With mountains of snow falling on the east coast and thousands of flight cancelations, many people had been rerouted through other airports such as Detroit, so I was lucky to even get on the plane. I knew it might be a challenge today, so I took the first flight out. This resulted in lots of downtime in the Detroit airport. I will now explain to you why this is not the most desirable situation. If you find yourself changing planes in Detroit, I hope you are going from Delta to Delta. If you have to switch to Southwest or United, or really any airline that's not Delta, you are going to have to exit security, wait for a bus that seems to make its own schedule, take the fifteen-minute bus ride to the other terminal, go back in through security, and see that your plane has departed 30 minutes ago. Now, if you stick with Delta, you might think you're in good shape. The McNamara concourse, as you see here, looks clean and new, but like Minneapolis, someone decided that the best way to design an airport was to stretch it out in one very long line. This picture was taken from the middle of the McNamara concourse and doesn't even show the end of the terminal. It is more than one mile from end to end. Yes, there's a train, but that requires waiting.

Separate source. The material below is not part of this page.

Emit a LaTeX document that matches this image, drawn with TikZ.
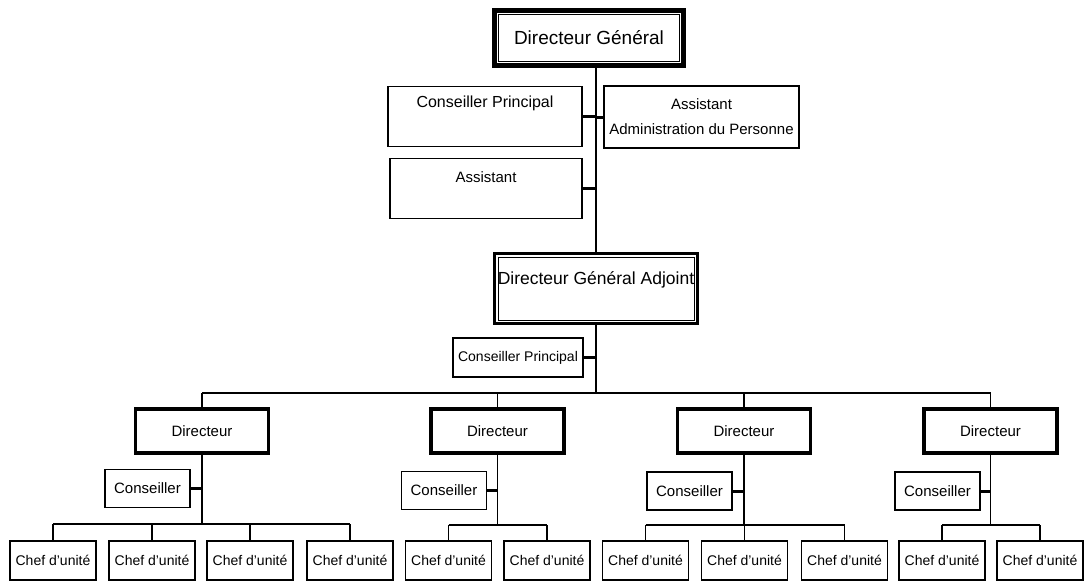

There is also a poor man's O'Hare tunnel that connects the Delta McNamara concourse with the regional concourse, but this too is laid out in a straight line. Basically what I'm trying to say is that it is not a very efficient airport. The 757 dropped me off at the far end of McNamara and I wanted to get lunch at Potbelly's (one positive about the Detroit airport). It took me (and this is not an exaggeration) over twenty minutes of continuous walking to get there. The real point that needs to be driven home is that if I'm a Delta pilot and I have 45 minutes before my next flight, I am cutting it close if I want to eat Potbelly's. The ease of acquiring food is super important to me, and a reason why I'm not a huge fan of Minneapolis either. I am quickly tiring of Quizno's, the only quick option available to me there. One former ground school classmate and fellow pilot said it best today, "The major difference between a pilot and a jet engine is that the jet engine stops whining once it reaches the gate."
Here we see the elusive Potbelly's as viewed from the aircraft. A rare sight, indeed.